◆ **Exercise instructions**: Would you print the records below from the first line through the line containing "2015, 2016, 2016.27]", skipping the pictures?

── Record list ──

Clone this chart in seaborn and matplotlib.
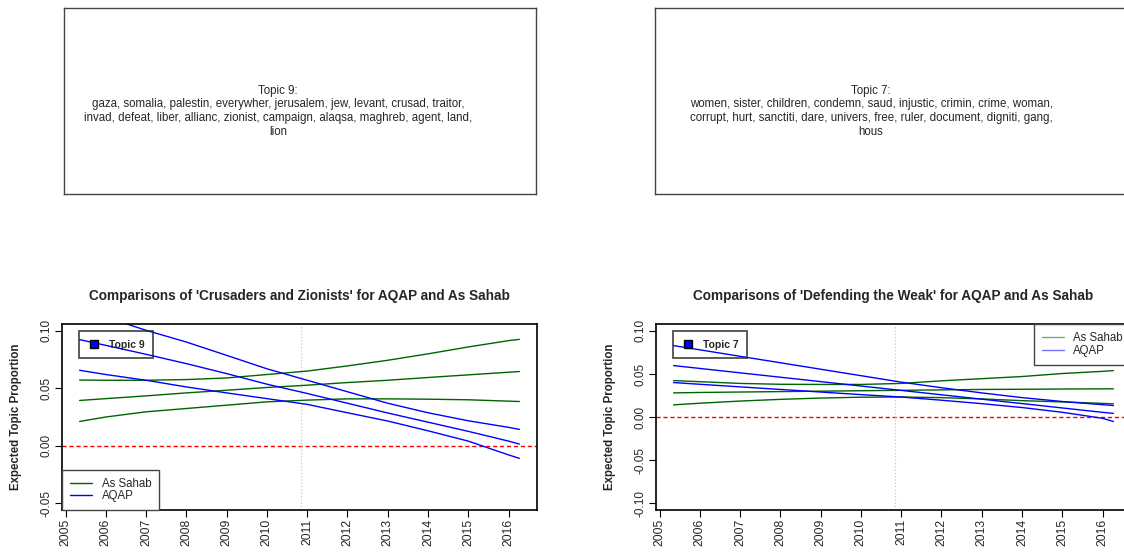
import matplotlib
matplotlib.use("Agg")
import pandas as pd
import matplotlib.pyplot as plt
import seaborn as sns
from matplotlib.lines import Line2D

# Anos avaliados (inicio e fim do periodo nao sao anos cheios)
years = [2005.35, 2006, 2007, 2008, 2009, 2010, 2011, 2012, 2013, 2014, 2015, 2016, 2016.27]

# Topic 9: 'Crusaders and Zionists'
t9_sahab_upper = [0.0572, 0.0570, 0.0570, 0.0576, 0.0590, 0.0620, 0.0650, 0.0695, 0.0744, 0.0800, 0.0860, 0.0915, 0.0926]
t9_sahab_mean = [0.0394, 0.0410, 0.0434, 0.0460, 0.0483, 0.0507, 0.0527, 0.0550, 0.0570, 0.0594, 0.0617, 0.0640, 0.0646]
t9_sahab_lower = [0.0211, 0.0250, 0.0295, 0.0324, 0.0353, 0.0382, 0.0397, 0.0408, 0.0408, 0.0405, 0.0400, 0.0388, 0.0385]
t9_aqap_upper = [0.1180, 0.1120, 0.1005, 0.0903, 0.0787, 0.0670, 0.0570, 0.0470, 0.0370, 0.0287, 0.0217, 0.0160, 0.0142]
t9_aqap_mean = [0.0924, 0.0874, 0.0796, 0.0715, 0.0628, 0.0536, 0.0455, 0.0370, 0.0285, 0.0205, 0.0125, 0.0040, 0.0014]
t9_aqap_lower = [0.0657, 0.0620, 0.0570, 0.0512, 0.0460, 0.0410, 0.0360, 0.0287, 0.0215, 0.0130, 0.0040, -0.0080, -0.0110]

# Topic 7: 'Defending the Weak'
t7_sahab_upper = [0.0423, 0.0410, 0.0390, 0.0380, 0.0378, 0.0378, 0.0390, 0.0420, 0.0445, 0.0470, 0.0505, 0.0530, 0.0539]
t7_sahab_mean = [0.0280, 0.0285, 0.0290, 0.0295, 0.0300, 0.0305, 0.0310, 0.0315, 0.0320, 0.0322, 0.0325, 0.0327, 0.0327]
t7_sahab_lower = [0.0141, 0.0160, 0.0185, 0.0205, 0.0220, 0.0230, 0.0232, 0.0225, 0.0210, 0.0190, 0.0175, 0.0158, 0.0153]
t7_aqap_upper = [0.0829, 0.0780, 0.0705, 0.0630, 0.0555, 0.0480, 0.0405, 0.0340, 0.0280, 0.0225, 0.0180, 0.0143, 0.0133]
t7_aqap_mean = [0.0597, 0.0564, 0.0513, 0.0462, 0.0411, 0.0360, 0.0309, 0.0258, 0.0207, 0.0156, 0.0105, 0.0054, 0.0042]
t7_aqap_lower = [0.0400, 0.0380, 0.0350, 0.0320, 0.0290, 0.0260, 0.0232, 0.0195, 0.0155, 0.0110, 0.0055, -0.0015, -0.0052]

x_ticks = list(range(2005, 2017))
sources = ['As Sahab', 'AQAP']
palette = {'As Sahab': 'darkgreen', 'AQAP': 'blue'}

topic9_words = ("Topic 9:\ngaza, somalia, palestin, everywher, jerusalem, jew, levant, crusad, traitor,\n"
                "invad, defeat, liber, allianc, zionist, campaign, alaqsa, maghreb, agent, land,\nlion")
topic7_words = ("Topic 7:\nwomen, sister, children, condemn, saud, injustic, crimin, crime, woman,\n"
                "corrupt, hurt, sanctiti, dare, univers, free, ruler, document, digniti, gang,\nhous")


def long_table(sahab, aqap):
    rows = []
    for src, bands in zip(sources, [sahab, aqap]):
        for band, vals in zip(['upper', 'mean', 'lower'], bands):
            for x, v in zip(years, vals):
                rows.append({'year': x, 'value': v, 'source': src, 'band': band})
    return pd.DataFrame(rows)


paineis = [
    dict(words=topic9_words, box=(64, 8, 536, 194), axes=(62, 324, 537, 510),
         title="Comparisons of 'Crusaders and Zionists' for AQAP and As Sahab",
         data=long_table([t9_sahab_upper, t9_sahab_mean, t9_sahab_lower],
                         [t9_aqap_upper, t9_aqap_mean, t9_aqap_lower]),
         ylim=(-0.056, 0.106), yticks=[-0.05, 0.0, 0.05, 0.10], topic='Topic 9',
         leg_loc='lower left', leg_anchor=(0, 0), leg_spacing=0.0, leg_pad=0.7,
         leg_alpha=1.0),
    dict(words=topic7_words, box=(655, 8, 1131, 194), axes=(656, 324, 1131, 510),
         title="Comparisons of 'Defending the Weak' for AQAP and As Sahab",
         data=long_table([t7_sahab_upper, t7_sahab_mean, t7_sahab_lower],
                         [t7_aqap_upper, t7_aqap_mean, t7_aqap_lower]),
         ylim=(-0.108, 0.108), yticks=[-0.10, -0.05, 0.0, 0.05, 0.10], topic='Topic 7',
         leg_loc='upper right', leg_anchor=(1, 1), leg_spacing=0.05, leg_pad=0.7,
         leg_alpha=0.55),
]

sns.set_style('white')
plt.rcParams['font.family'] = ['Liberation Sans', 'DejaVu Sans']

W, H = 1124, 552
fig = plt.figure(figsize=(W / 100, H / 100), dpi=100)


def rect(x0, y0, x1, y1):
    return [x0 / W, 1 - y1 / H, (x1 - x0) / W, (y1 - y0) / H]


for p in paineis:
    # Caixa com as palavras do topico
    axw = fig.add_axes(rect(*p['box']))
    axw.set_xticks([])
    axw.set_yticks([])
    for s in axw.spines.values():
        s.set_color('#444444')
        s.set_linewidth(1.0)
    axw.text(0.454, 0.445, p['words'], ha='center', va='center', fontsize=8.3,
             linespacing=1.2, transform=axw.transAxes)

    # Grafico de comparacao
    ax = fig.add_axes(rect(*p['axes']))
    ax.axhline(0, color='red', linestyle=(0, (3, 2)), linewidth=1.0, zorder=1)
    ax.axvline(2010.85, color='#c8c8c8', linestyle=':', linewidth=0.9, zorder=1)
    sns.lineplot(data=p['data'], x='year', y='value', hue='source', units='band',
                 estimator=None, sort=False, palette=palette, hue_order=sources,
                 legend=False, linewidth=1.0, ax=ax)

    ax.set_xlim(2004.913, 2016.707)
    ax.set_ylim(*p['ylim'])
    ax.set_xticks(x_ticks)
    ax.set_xticklabels([str(a) for a in x_ticks], rotation=90, fontsize=8.7)
    ax.set_yticks(p['yticks'])
    ax.set_yticklabels(['%.2f' % v for v in p['yticks']], rotation=90, va='center', fontsize=8.5)
    ax.tick_params(direction='out', length=5, width=0.8, color='black', pad=1.5,
                   bottom=True, left=True)
    for s in ax.spines.values():
        s.set_color('black')
        s.set_linewidth(1.2)
    ax.set_xlabel('')
    ax.set_ylabel('Expected Topic Proportion', fontweight='bold', fontsize=8.3)
    ax.yaxis.set_label_coords(-0.085, 0.5)
    ax.set_title(p['title'], fontweight='bold', fontsize=9.8, pad=17)

    # Legenda do topico
    topic_handle = Line2D([], [], marker='s', color='blue', markeredgecolor='black',
                          markersize=6.3, linestyle='')
    leg1 = ax.legend([topic_handle], [p['topic']], loc='upper left',
                     bbox_to_anchor=(0.036, 0.962), borderaxespad=0, frameon=True,
                     fancybox=False, edgecolor='#222222',
                     prop={'size': 7.5, 'weight': 'bold'}, handlelength=1.3,
                     handletextpad=0.75, borderpad=0.82)
    leg1.get_frame().set_facecolor('none')
    leg1.get_frame().set_linewidth(1.3)
    ax.add_artist(leg1)

    # Legenda das series
    handles = [Line2D([], [], color=palette[s], linewidth=1.0, alpha=p['leg_alpha']) for s in sources]
    leg2 = ax.legend(handles, sources, loc=p['leg_loc'], bbox_to_anchor=p['leg_anchor'],
                     borderaxespad=0, frameon=True, fancybox=False, edgecolor='#444444',
                     framealpha=1, fontsize=8.3, handlelength=1.9,
                     handletextpad=0.85, labelspacing=p['leg_spacing'],
                     borderpad=p['leg_pad'])
    leg2.get_frame().set_linewidth(1.0)

fig.savefig('out.png', dpi=100)
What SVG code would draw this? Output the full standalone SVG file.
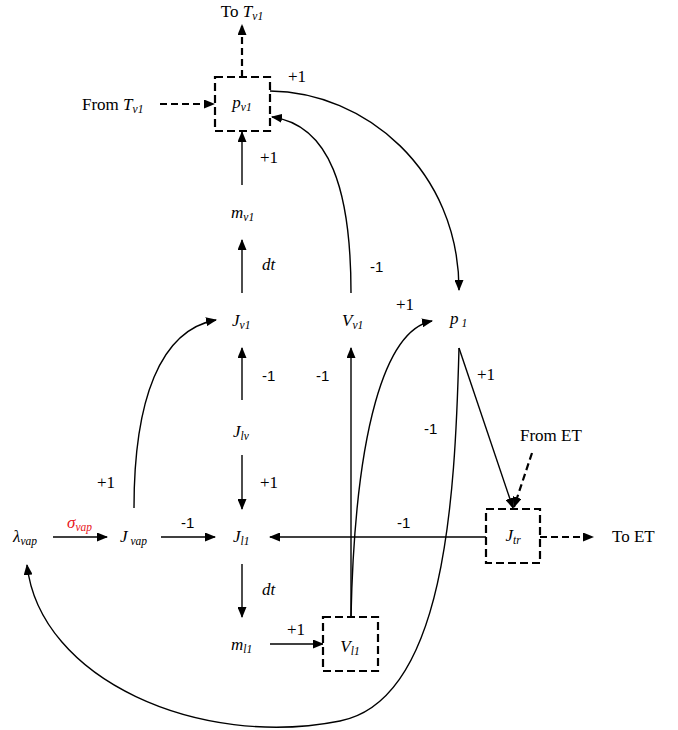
<svg xmlns="http://www.w3.org/2000/svg" width="678" height="730" viewBox="0 0 678 730">
<style>
.t{font-family:"Liberation Serif","Times New Roman",serif;font-size:17px;fill:#000}
.v{font-family:"Liberation Serif","Times New Roman",serif;font-size:17px;font-style:italic;fill:#000}
.s{font-size:11.5px}
.n{font-family:"Liberation Sans",Arial,sans-serif;font-size:15px;fill:#000}
.ln{fill:none;stroke:#000;stroke-width:1.4}
.dl{fill:none;stroke:#000;stroke-width:2.2;stroke-dasharray:7 4}
.box{fill:#fff;stroke:#000;stroke-width:2.2;stroke-dasharray:8 4}
</style>
<defs>
<marker id="ah" markerUnits="userSpaceOnUse" markerWidth="11" markerHeight="9" refX="10" refY="4.5" orient="auto">
<path d="M0,0 L11,4.5 L0,9 z" fill="#000"/>
</marker>
</defs>
<g id="connectors">
<line class="dl" x1="242" y1="77" x2="242" y2="25" marker-end="url(#ah)"/>
<line class="dl" x1="160" y1="104" x2="214" y2="104" marker-end="url(#ah)"/>
<line class="ln" x1="242" y1="185" x2="242" y2="132" marker-end="url(#ah)"/>
<line class="ln" x1="242" y1="293" x2="242" y2="240" marker-end="url(#ah)"/>
<line class="ln" x1="242" y1="400" x2="242" y2="348" marker-end="url(#ah)"/>
<line class="ln" x1="242" y1="455" x2="242" y2="509" marker-end="url(#ah)"/>
<line class="ln" x1="242" y1="564" x2="242" y2="617" marker-end="url(#ah)"/>
<line class="ln" x1="53" y1="537" x2="107" y2="537" marker-end="url(#ah)"/>
<line class="ln" x1="161" y1="537" x2="215" y2="537" marker-end="url(#ah)"/>
<line class="ln" x1="486" y1="537" x2="270" y2="537" marker-end="url(#ah)"/>
<line class="ln" x1="270" y1="644" x2="323" y2="644" marker-end="url(#ah)"/>
<line class="ln" x1="351" y1="617" x2="351" y2="348" marker-end="url(#ah)"/>
<line class="ln" x1="459" y1="348" x2="513" y2="508" marker-end="url(#ah)"/>
<line class="dl" x1="532" y1="453" x2="514" y2="507" marker-end="url(#ah)"/>
<line class="dl" x1="540" y1="537" x2="593" y2="537" marker-end="url(#ah)"/>
<path class="ln" d="M270,91 C365,92 459,170 459,290" marker-end="url(#ah)"/>
<path class="ln" d="M351,293 C351,190 330,125 272,117" marker-end="url(#ah)"/>
<path class="ln" d="M134,508 C134,400 160,330 216,320" marker-end="url(#ah)"/>
<path class="ln" d="M351,617 C355,430 385,330 432,321" marker-end="url(#ah)"/>
<path class="ln" d="M459,348 C455,500 445,700 340,721 C200,749 40,680 27,565" marker-end="url(#ah)"/>
</g>
<g id="node-pv1"><rect class="box" x="215" y="77" width="55" height="54"/><text class="v" x="242" y="108" text-anchor="middle">p<tspan class="s" dy="3">v1</tspan></text></g>
<g id="node-toTv1"><text class="t" x="242" y="17" text-anchor="middle">To <tspan font-style="italic">T</tspan><tspan class="s" font-style="italic" dy="3">v1</tspan></text></g>
<g id="node-fromTv1"><text class="t" x="82" y="110">From <tspan font-style="italic">T</tspan><tspan class="s" font-style="italic" dy="3">v1</tspan></text></g>
<g id="node-mv1"><text class="v" x="231" y="218">m<tspan class="s" dy="3">v1</tspan></text></g>
<g id="node-Jv1"><text class="v" x="232" y="326">J<tspan class="s" dy="3">v1</tspan></text></g>
<g id="node-Vv1"><text class="v" x="342" y="326">V<tspan class="s" dy="3">v1</tspan></text></g>
<g id="node-p1"><text class="v" x="450" y="324">p<tspan class="s" dy="3"> 1</tspan></text></g>
<g id="node-Jlv"><text class="v" x="233" y="437">J<tspan class="s" dy="3">lv</tspan></text></g>
<g id="node-fromET"><text class="t" x="520" y="441">From ET</text></g>
<g id="node-lambda"><text class="v" x="13" y="542">λ<tspan class="s" dy="3">vap</tspan></text></g>
<g id="node-Jvap"><text class="v" x="120" y="542">J<tspan class="s" dy="3"> vap</tspan></text></g>
<g id="node-Jl1"><text class="v" x="233" y="542">J<tspan class="s" dy="3">l1</tspan></text></g>
<g id="node-Jtr"><rect class="box" x="486" y="509" width="54" height="54"/><text class="v" x="513" y="541" text-anchor="middle">J<tspan class="s" dy="3">tr</tspan></text></g>
<g id="node-toET"><text class="t" x="612" y="542">To ET</text></g>
<g id="node-ml1"><text class="v" x="231" y="650">m<tspan class="s" dy="3">l1</tspan></text></g>
<g id="node-Vl1"><rect class="box" x="323" y="617" width="55" height="54"/><text class="v" x="350" y="652" text-anchor="middle">V<tspan class="s" dy="3">l1</tspan></text></g>
<g id="labels">
<text class="t" x="288" y="82">+1</text>
<text class="t" x="260" y="163">+1</text>
<text class="v" x="262" y="270">dt</text>
<text class="n" x="370" y="272">-1</text>
<text class="t" x="396" y="310">+1</text>
<text class="n" x="262" y="381">-1</text>
<text class="n" x="316" y="381">-1</text>
<text class="t" x="477" y="380">+1</text>
<text class="n" x="424" y="434">-1</text>
<text class="t" x="97" y="488">+1</text>
<text class="t" x="260" y="488">+1</text>
<text x="67" y="528" font-family="Liberation Serif, serif" font-size="17" font-style="italic" fill="#e8141b">σ<tspan class="s" dy="3">vap</tspan></text>
<text class="n" x="181" y="528">-1</text>
<text class="n" x="397" y="528">-1</text>
<text class="v" x="262" y="595">dt</text>
<text class="t" x="287" y="635">+1</text>
</g>
</svg>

───

◆ **Answer below**:
Clone this chart in seaborn and matplotlib.
import matplotlib
matplotlib.use("Agg")
import pandas as pd
import matplotlib.pyplot as plt
import seaborn as sns
from matplotlib.lines import Line2D

# Anos avaliados (inicio e fim do periodo nao sao anos cheios)
years = [2005.35, 2006, 2007, 2008, 2009, 2010, 2011, 2012, 2013, 2014, 2015, 2016, 2016.27]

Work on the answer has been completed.